Home News Jane Clarke and Eiléan Ní Chuilleanáin shortlisted for TS Eliot Prize

Jane Clarke and Eiléan Ní Chuilleanáin shortlisted for TS Eliot Prize

Jane Clarke and Eiléan Ní Chuilleanáin are two of the ten shortlisted poets for this year’s TS Eliot Prize

Jane Clarke and Eiléan Ní Chuilleanáin are two of ten poets shortlisted for this year’s TS Eliot Poetry Prize, the most valuable in British and Irish poetry. The award is given annually to the writer of the best new poetry collection published in the UK and Ireland, with the winning poet receiving £25,000 and all shortlisted poets receiving £1,500.

It’s the only major poetry prize to be judged solely by established poets, and this year Sasha Dugdale, Denise Saul, and Paul Muldoon made up the judging panel who read 186 collections before drawing up their final list.

Jane Clarke is shortlisted for her collection A Change in The Air (Bloodaxe), which poet Eleanor Hooker said revealed outstanding poems of place and heart, in her engagement with the text for Books Ireland.

“Clarke’s poems are above all else accessible, and in being so, the poet honours her reader.
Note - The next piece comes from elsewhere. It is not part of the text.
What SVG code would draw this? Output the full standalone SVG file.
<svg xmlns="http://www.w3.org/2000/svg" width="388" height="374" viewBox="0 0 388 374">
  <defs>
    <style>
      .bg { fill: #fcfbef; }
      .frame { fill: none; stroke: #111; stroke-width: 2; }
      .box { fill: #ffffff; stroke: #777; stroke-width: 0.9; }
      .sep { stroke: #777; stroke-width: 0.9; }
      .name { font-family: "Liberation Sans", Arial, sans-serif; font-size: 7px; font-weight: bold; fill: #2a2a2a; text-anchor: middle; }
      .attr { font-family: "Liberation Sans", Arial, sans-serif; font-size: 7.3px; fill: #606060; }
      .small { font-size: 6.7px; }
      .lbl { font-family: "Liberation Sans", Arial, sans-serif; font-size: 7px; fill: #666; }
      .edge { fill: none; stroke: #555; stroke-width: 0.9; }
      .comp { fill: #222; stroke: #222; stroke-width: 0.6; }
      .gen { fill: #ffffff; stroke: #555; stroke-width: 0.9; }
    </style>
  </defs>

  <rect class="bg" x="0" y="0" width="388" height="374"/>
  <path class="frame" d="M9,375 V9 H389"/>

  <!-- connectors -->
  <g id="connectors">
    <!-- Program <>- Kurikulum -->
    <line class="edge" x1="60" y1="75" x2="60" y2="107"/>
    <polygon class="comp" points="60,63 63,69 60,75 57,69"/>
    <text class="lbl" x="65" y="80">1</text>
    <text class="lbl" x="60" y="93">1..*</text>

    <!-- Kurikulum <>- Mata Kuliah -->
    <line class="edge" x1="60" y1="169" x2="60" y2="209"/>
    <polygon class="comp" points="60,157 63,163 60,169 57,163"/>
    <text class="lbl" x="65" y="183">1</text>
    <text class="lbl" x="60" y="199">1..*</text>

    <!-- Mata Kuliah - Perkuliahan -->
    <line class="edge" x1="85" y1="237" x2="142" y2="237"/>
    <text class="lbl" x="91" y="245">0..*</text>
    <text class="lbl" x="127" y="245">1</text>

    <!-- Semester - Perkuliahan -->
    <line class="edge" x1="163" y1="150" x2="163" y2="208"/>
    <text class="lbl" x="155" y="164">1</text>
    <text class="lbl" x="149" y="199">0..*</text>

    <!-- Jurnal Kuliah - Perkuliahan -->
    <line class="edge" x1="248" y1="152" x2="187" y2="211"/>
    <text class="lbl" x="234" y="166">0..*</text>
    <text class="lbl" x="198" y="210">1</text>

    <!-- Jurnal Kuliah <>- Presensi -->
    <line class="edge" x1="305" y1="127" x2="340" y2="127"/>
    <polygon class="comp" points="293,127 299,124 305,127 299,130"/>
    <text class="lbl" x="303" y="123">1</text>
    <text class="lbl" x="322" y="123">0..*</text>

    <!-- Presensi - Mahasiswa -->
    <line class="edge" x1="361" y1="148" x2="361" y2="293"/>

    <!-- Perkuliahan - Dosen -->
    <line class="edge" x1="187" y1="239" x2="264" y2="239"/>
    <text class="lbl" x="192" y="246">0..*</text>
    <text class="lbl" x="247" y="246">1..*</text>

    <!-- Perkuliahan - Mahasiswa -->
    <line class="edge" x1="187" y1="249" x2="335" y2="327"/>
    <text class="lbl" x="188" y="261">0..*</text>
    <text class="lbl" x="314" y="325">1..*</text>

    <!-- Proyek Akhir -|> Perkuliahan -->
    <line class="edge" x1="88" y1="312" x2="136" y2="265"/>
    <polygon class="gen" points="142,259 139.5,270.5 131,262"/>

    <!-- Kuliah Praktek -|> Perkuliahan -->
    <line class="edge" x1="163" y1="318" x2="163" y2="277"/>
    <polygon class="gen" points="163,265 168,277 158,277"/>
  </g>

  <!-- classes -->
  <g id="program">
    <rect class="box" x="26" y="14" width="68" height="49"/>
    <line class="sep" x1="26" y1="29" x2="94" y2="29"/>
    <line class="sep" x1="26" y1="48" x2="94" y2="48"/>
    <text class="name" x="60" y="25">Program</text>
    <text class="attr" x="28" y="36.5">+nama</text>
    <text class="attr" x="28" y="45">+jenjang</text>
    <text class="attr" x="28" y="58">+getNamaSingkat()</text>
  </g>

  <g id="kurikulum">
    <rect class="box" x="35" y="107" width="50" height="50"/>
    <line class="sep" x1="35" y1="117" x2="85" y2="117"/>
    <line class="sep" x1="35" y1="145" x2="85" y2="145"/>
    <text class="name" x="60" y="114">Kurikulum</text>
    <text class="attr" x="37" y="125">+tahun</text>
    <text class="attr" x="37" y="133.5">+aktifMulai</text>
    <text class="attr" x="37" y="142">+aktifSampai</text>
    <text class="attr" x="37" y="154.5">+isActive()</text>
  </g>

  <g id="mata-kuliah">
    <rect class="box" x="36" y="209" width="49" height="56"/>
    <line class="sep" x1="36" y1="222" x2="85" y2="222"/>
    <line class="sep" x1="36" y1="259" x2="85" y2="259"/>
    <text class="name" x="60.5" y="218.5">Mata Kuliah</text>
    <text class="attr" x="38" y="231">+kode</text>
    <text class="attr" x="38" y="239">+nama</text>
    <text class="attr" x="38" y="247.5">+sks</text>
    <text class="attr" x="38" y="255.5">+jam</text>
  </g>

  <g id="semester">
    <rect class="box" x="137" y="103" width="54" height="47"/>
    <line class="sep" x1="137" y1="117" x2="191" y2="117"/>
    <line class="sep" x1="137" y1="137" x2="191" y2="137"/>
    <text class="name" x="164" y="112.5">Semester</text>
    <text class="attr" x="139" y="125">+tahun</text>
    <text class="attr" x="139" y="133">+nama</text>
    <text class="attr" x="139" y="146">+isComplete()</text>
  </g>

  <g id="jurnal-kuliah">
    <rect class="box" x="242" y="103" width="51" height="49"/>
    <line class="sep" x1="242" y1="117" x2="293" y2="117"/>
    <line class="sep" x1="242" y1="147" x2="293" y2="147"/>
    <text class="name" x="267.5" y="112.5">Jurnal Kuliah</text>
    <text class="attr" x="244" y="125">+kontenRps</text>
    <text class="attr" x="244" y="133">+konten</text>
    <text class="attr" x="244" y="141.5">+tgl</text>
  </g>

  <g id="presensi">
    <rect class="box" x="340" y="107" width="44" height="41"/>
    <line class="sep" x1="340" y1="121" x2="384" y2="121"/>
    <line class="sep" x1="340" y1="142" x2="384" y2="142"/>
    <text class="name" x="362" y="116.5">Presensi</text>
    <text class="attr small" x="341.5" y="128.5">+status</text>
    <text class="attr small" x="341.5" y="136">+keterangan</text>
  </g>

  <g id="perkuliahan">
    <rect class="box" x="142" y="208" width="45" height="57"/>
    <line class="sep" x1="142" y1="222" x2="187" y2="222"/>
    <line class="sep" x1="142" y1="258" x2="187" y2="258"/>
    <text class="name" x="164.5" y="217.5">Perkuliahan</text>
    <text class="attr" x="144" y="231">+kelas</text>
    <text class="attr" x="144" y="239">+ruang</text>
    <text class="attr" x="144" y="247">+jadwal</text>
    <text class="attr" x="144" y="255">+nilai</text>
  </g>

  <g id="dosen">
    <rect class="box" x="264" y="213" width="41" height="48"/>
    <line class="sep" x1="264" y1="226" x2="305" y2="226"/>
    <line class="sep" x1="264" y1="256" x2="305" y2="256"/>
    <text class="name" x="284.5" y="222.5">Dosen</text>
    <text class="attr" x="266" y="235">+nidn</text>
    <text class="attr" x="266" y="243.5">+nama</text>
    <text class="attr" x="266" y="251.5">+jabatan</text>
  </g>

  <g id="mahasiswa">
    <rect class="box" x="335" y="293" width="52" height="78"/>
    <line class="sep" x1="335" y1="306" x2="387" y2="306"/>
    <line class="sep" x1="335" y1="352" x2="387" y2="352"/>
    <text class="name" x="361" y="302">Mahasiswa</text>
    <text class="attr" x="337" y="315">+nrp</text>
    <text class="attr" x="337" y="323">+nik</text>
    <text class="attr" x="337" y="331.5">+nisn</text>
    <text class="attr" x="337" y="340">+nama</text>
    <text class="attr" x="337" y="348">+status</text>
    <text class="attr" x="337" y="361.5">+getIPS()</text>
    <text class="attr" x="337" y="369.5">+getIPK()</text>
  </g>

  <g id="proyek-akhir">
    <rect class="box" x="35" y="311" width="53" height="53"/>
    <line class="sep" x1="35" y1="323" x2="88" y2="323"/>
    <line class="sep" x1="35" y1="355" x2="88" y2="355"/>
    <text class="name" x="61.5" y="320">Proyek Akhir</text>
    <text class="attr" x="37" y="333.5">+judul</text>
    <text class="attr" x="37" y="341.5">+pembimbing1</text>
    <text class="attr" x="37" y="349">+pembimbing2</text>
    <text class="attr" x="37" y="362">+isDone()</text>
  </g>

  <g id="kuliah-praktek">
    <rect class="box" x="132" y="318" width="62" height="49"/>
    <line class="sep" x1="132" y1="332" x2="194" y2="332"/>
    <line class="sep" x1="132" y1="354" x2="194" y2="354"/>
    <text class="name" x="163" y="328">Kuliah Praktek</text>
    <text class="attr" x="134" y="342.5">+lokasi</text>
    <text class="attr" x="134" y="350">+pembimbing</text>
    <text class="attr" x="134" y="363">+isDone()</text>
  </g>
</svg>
She removes a language blind, bringing us to the beating heart of her work. A Change in the Air is a generous collection by a poet resolute but gentle in the matter of emotional truth.” 


Eleanor Hooker engages with A Change in the Air, by Jane Clarke, for Books Ireland

Eiléan Ní Chuilleanáin is shortlisted with The Map of the World (Gallery Press), which abounds in tales half-told or hinted at for which her poetry is widely admired—but which reaches further into the whole weight of history, offering ideas about how to engage with the past.

Already celebrated poems such as ‘St Brigid’s Well’ and ‘Muriel Gifford After Her Fever’ mix with lines prompted by Milton and Marvell and the artists Nano Reid and Helen Moloney to ‘hold in view / history’s patched lining, the sewing’.



The shortlist

Self-Portrait as Othello by Jason Allen-Paisant

More Sky by Joe Carrick-Varty

A Change in the Air by Jane Clarke

The Map of the World, by Eiléan Ní Chuilleanáin

Standing in the Forest of Being Alive, by Katie Farris

The Ink Cloud Reader by Kit Fan

I Think We’re Alone Now by Abigail Parry

School of Instructions by Ishion Hutchinson

Hyena! by Fran Lock

Balladz by Sharon Olds.

Talking about the shortlisted collections, Paul Muldoon said that they speak of and to their moment: “If there’s a single word for that moment it is surely ‘disrupted’, and all these poets properly reflect that disruption. Shot through though they are with images of grief, migration, and conflict, they are nonetheless imbued with energy and joy. The names of some poets will be familiar, others less so; all will find a place in your head and heart.”